Das sieht das US-Justizministerium der Regierung Donald Trump offenbar ähnlich und leitete eine Untersuchung ein. Im Zentrum der Überprüfung soll der "offensichtliche Konflikt" des Gesetzes mit der verfassungsrechtlich garantierten Religionsfreiheit stehen.

Thomas Plante, Psychologe an der Santa Clara University und Experte für Kindesmissbrauch durch Geistliche, sagte dem Sender CBS, die Aufhebung des Beichtgeheimnisses könne unbeabsichtigt negative Auswirkungen haben. Seiner Erfahrung nach ermutige die absolute Vertraulichkeit, die bei kirchlichen Beichten gilt, Menschen dazu, ihre Taten gegenüber einem Priester zu gestehen. Dieser könne sie dann an einen Psychologen weiterleiten, der sie wiederum den Behörden melden könne. Ohne eine Garantie des Beichtgeheimnisses würden Priester in Washington die Beichte möglicherweise gar nicht mehr abnehmen und die Menschen stattdessen an Priester in Nachbarstaaten verweisen.

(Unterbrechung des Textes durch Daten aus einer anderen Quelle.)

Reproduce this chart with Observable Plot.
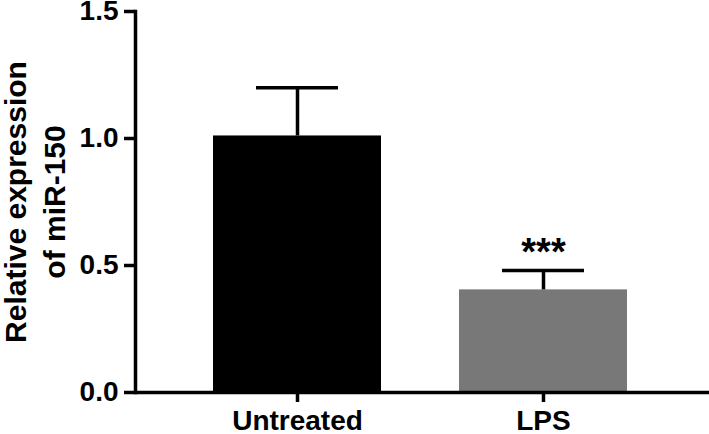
<!DOCTYPE html>
<html><head><meta charset="utf-8">
<script src="https://cdn.jsdelivr.net/npm/d3@7"></script>
<script src="https://cdn.jsdelivr.net/npm/@observablehq/plot@0.6"></script>
<style>body{margin:0;background:#fff}</style>
</head><body><div id="chart"></div>
<script>
const groups = ["Untreated", "LPS"];
const means = [1.01, 0.404];
const errors = [0.19, 0.076];
const significance = ["", "***"];
const barColors = ["#000000", "#787878"];
const yTicks = [0, 0.5, 1.0, 1.5];
const yTitleLines = ["Relative expression", "of miR-150"];

const data = groups.map((g, i) => ({group: g, mean: means[i], err: errors[i], sig: significance[i]}));
const font = '"Liberation Sans", Arial, sans-serif';
const chart = Plot.plot({
  width: 709, height: 434, marginLeft: 135, marginRight: 0, marginTop: 11, marginBottom: 42,
  style: {fontFamily: font, fontWeight: "bold", color: "#000", background: "#fff", overflow: "visible"},
  x: {domain: groups, range: [135, 705], padding: 0.317, axis: null},
  y: {domain: [0, 1.5], axis: null},
  color: {domain: groups, range: barColors},
  marks: [
    Plot.barY(data, {x: "group", y: "mean", fill: "group"}),
    Plot.ruleX(data, {x: "group", y1: "mean", y2: d => d.mean + d.err, strokeWidth: 3.5}),
    Plot.tickY(data, {x: "group", y: d => d.mean + d.err, insetLeft: 43, insetRight: 43, strokeWidth: 3.5}),
    Plot.text(data, {x: "group", y: d => d.mean + d.err, text: "sig", fontSize: 38, dy: -18}),
    Plot.axisY({ticks: yTicks, tickFormat: d3.format(".1f"), tickSize: 11, tickPadding: 6, fontSize: 28, strokeWidth: 3.5, label: null}),
    Plot.axisX({tickSize: 10, tickPadding: 8, fontSize: 28, strokeWidth: 3.5, label: null}),
    Plot.frame({anchor: "left", strokeWidth: 3.5}),
    Plot.ruleY([0], {strokeWidth: 3.5}),
    Plot.text([yTitleLines.join("\n")], {text: d => d, frameAnchor: "left", textAnchor: "middle", rotate: -90, dx: -102, fontSize: 30, lineHeight: 1.3, lineAnchor: "middle"})
  ]
});
document.getElementById("chart").appendChild(chart);
</script>
</body></html>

Auch in anderen Bundesstaaten

Washington ist nicht der erste Staat, der ein Gesetz zu diesem Thema erlässt. Laut dem Jesuiten-Magazin "America" verlangen auch die Staaten New Hampshire, North Carolina, Oklahoma, Texas und West Virginia bereits von Geistlichen, in einer Beichte erlangte Informationen über sexuellen Missbrauch zu melden. 2023 wurden entsprechende Gesetzesentwürfe demnach auch in die Parlamente von Delaware, Hawaii, Utah und Vermont eingebracht. In keinem dieser Staaten gelangten sie jedoch bis zum Schreibtisch des Gouverneurs. Und Washington ist eben Washington.

Nicht alle Katholiken protestieren gegen das neue Gesetz. So stellt das "Catholic Accountability Project" den Schutz der Kinder vor Missbrauch über das Beichtgeheimnis. Bereits seit Jahren hatte sich die Organisation für das Gesetz starkgemacht. Für Mary Dispenza, Mitbegründerin des Projekts, ist das Inkrafttreten ein Schritt in die richtige Richtung: "Wir wissen, dass Kinder durch die Verabschiedung dieses Gesetzes sicherer sein werden."